* _Required task_
Quote exactly, and only, the lines from the one with "Write the React, TypeScript" down to the one with "const fmt = (v: number)", both included.

* _Records to use_
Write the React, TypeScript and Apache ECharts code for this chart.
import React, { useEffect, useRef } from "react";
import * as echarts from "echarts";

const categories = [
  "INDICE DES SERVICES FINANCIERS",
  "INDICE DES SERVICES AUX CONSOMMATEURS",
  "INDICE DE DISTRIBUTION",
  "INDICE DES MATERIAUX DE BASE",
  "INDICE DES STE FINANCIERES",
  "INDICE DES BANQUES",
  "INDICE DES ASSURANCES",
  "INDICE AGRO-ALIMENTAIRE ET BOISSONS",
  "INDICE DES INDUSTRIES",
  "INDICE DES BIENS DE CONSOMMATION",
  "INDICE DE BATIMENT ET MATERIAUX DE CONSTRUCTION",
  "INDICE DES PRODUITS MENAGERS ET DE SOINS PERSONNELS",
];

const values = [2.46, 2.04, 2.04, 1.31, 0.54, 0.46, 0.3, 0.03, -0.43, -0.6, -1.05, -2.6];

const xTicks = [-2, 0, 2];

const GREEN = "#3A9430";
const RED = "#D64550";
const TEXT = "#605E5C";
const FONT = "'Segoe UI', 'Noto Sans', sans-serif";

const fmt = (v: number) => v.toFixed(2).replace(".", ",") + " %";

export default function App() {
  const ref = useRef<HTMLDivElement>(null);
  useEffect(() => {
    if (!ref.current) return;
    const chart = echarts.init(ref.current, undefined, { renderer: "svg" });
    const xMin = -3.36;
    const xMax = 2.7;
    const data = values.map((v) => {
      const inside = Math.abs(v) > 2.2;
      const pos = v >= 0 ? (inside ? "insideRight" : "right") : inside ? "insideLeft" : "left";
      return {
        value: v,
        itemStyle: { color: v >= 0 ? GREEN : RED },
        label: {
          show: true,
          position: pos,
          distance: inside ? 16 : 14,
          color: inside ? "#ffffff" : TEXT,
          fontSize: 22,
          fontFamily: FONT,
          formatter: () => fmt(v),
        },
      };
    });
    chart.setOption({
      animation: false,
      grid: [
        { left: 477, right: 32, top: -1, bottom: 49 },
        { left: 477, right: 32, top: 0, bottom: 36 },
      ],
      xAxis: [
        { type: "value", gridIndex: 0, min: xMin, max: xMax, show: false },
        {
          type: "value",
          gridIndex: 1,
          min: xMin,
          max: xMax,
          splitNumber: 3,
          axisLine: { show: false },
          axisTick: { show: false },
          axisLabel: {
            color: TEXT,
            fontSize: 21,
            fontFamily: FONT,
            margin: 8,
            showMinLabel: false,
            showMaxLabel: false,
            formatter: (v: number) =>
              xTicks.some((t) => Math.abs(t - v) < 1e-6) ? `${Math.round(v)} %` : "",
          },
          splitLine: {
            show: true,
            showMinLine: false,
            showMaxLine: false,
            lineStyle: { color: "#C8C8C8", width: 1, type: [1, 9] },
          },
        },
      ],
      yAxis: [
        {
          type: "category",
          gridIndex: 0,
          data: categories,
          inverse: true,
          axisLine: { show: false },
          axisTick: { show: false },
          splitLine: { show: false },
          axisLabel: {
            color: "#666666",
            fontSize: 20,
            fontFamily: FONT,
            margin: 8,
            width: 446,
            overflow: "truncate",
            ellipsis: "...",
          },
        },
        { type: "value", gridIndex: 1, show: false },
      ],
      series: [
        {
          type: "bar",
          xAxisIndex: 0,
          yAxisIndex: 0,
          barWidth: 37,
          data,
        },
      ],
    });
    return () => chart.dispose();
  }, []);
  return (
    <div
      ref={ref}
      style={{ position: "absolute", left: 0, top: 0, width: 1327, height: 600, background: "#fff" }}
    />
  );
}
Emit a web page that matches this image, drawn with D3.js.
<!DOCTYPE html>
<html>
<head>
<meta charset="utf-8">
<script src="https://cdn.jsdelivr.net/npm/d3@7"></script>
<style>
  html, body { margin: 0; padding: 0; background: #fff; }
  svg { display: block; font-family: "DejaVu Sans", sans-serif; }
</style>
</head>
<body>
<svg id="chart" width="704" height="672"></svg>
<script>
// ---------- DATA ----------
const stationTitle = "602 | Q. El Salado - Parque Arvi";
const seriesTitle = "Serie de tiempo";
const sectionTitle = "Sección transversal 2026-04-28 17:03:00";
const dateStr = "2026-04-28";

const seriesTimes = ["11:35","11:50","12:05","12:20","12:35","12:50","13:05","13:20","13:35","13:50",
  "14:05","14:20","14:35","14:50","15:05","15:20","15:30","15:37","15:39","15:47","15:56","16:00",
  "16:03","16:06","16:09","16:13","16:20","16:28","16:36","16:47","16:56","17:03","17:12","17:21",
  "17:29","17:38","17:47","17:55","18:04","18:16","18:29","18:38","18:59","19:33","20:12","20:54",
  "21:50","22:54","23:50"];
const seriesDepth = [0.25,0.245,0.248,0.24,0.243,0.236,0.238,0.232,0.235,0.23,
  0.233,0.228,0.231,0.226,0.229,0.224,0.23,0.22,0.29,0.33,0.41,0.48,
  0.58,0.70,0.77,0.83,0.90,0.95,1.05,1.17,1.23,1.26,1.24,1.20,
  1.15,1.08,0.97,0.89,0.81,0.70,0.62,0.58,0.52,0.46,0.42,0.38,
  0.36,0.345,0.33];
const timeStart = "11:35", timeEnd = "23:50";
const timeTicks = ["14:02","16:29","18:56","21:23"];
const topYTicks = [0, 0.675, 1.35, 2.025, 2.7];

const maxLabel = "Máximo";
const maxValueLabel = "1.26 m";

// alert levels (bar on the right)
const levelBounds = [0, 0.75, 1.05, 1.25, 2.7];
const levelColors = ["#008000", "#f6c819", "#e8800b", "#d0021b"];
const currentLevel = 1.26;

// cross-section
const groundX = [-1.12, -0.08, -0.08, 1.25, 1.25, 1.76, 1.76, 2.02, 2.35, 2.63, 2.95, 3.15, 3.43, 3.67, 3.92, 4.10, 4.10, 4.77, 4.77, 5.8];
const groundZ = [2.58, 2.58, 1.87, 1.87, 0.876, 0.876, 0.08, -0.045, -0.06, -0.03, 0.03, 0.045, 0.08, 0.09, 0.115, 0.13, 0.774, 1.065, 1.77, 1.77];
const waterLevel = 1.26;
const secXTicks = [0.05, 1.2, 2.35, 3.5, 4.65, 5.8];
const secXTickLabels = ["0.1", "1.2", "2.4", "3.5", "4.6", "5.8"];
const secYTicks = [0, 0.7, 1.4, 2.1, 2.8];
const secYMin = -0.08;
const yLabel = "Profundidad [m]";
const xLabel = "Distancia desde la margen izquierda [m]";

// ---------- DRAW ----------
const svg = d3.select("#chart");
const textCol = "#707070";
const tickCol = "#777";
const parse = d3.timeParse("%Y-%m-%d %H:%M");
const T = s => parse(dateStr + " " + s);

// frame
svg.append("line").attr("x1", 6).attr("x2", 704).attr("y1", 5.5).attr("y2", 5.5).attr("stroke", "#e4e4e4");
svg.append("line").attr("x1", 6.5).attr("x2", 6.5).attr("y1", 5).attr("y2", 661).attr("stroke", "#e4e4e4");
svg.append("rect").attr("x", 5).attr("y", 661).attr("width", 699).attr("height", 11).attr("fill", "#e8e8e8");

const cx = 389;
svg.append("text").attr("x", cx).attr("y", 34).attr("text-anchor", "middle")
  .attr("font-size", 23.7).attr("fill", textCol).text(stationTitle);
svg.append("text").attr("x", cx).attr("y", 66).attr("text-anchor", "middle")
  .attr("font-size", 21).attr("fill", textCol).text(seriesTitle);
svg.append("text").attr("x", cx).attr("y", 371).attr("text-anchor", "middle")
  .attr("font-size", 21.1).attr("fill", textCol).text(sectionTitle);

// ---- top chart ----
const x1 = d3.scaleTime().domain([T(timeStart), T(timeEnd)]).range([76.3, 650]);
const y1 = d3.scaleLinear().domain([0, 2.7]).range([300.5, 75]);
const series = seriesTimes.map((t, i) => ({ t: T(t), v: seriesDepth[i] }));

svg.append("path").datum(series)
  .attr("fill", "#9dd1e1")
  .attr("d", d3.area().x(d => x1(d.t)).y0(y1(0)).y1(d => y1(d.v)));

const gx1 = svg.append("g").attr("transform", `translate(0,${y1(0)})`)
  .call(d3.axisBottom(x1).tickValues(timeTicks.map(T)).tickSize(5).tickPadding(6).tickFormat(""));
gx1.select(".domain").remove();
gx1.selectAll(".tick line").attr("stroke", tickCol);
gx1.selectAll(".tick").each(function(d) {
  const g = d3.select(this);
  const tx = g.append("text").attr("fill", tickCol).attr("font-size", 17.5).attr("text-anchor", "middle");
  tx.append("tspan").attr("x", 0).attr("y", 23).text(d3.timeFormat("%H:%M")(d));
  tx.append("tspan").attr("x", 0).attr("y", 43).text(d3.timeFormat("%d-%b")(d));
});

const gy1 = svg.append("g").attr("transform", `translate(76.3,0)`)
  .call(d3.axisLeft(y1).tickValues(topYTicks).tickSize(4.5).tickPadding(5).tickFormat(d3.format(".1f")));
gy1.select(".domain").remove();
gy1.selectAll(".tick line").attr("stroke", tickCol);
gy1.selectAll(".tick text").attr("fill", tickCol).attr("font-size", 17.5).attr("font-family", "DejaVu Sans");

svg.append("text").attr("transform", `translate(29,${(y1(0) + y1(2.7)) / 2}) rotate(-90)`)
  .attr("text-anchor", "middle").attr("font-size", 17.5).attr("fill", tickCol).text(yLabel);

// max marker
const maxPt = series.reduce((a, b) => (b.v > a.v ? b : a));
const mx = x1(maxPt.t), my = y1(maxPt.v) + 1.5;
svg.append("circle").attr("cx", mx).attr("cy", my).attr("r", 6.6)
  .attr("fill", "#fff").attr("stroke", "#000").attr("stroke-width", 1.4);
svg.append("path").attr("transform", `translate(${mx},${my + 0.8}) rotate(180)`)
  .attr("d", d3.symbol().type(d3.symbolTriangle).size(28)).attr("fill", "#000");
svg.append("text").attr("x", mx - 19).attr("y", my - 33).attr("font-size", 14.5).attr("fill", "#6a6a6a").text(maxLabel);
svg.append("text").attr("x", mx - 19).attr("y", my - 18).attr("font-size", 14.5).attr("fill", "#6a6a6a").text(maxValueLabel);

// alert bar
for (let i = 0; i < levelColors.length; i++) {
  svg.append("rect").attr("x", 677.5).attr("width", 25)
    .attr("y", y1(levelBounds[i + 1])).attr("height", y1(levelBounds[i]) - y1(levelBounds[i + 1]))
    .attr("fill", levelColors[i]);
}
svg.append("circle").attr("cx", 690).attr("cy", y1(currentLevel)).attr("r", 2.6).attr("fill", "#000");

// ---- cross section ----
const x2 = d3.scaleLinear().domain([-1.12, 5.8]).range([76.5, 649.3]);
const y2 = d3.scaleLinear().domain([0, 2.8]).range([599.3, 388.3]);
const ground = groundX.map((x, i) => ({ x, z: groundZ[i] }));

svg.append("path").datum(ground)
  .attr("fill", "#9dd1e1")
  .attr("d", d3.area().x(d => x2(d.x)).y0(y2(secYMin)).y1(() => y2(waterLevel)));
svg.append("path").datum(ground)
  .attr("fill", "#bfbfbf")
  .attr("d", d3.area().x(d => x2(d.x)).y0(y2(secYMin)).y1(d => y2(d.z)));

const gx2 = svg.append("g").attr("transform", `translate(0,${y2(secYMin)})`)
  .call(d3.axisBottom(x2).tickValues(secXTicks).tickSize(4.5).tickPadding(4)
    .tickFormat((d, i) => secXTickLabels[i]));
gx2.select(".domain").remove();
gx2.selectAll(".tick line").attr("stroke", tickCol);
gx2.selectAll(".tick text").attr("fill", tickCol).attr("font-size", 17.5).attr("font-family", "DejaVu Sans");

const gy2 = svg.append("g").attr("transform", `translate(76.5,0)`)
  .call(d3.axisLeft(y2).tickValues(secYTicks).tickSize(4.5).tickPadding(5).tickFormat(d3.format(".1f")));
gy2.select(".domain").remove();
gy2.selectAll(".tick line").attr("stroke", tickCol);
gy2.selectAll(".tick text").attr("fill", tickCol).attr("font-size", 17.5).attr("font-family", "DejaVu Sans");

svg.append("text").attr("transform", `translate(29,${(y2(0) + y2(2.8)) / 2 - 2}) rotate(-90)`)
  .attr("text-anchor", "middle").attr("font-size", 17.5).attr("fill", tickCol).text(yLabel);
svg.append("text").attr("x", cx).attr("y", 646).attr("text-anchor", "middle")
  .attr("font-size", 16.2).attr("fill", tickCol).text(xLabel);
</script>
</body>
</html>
---
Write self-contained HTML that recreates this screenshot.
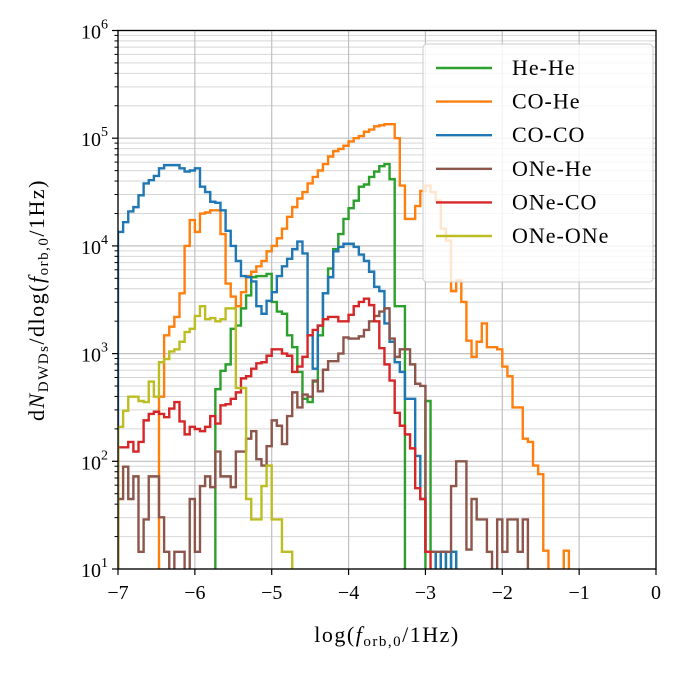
--
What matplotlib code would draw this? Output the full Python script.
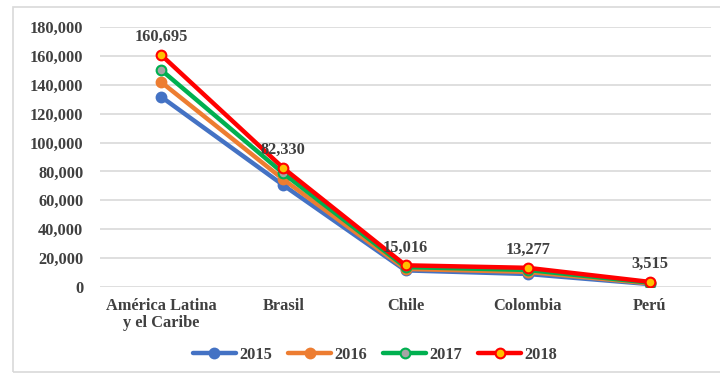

* _Answer in full_
Write the React, TypeScript and Apache ECharts code for this chart.
import React, { useEffect, useRef } from "react";
import * as echarts from "echarts";

const categories = [
  "INDICE DES SERVICES FINANCIERS",
  "INDICE DES SERVICES AUX CONSOMMATEURS",
  "INDICE DE DISTRIBUTION",
  "INDICE DES MATERIAUX DE BASE",
  "INDICE DES STE FINANCIERES",
  "INDICE DES BANQUES",
  "INDICE DES ASSURANCES",
  "INDICE AGRO-ALIMENTAIRE ET BOISSONS",
  "INDICE DES INDUSTRIES",
  "INDICE DES BIENS DE CONSOMMATION",
  "INDICE DE BATIMENT ET MATERIAUX DE CONSTRUCTION",
  "INDICE DES PRODUITS MENAGERS ET DE SOINS PERSONNELS",
];

const values = [2.46, 2.04, 2.04, 1.31, 0.54, 0.46, 0.3, 0.03, -0.43, -0.6, -1.05, -2.6];

const xTicks = [-2, 0, 2];

const GREEN = "#3A9430";
const RED = "#D64550";
const TEXT = "#605E5C";
const FONT = "'Segoe UI', 'Noto Sans', sans-serif";

const fmt = (v: number) => v.toFixed(2).replace(".", ",") + " %";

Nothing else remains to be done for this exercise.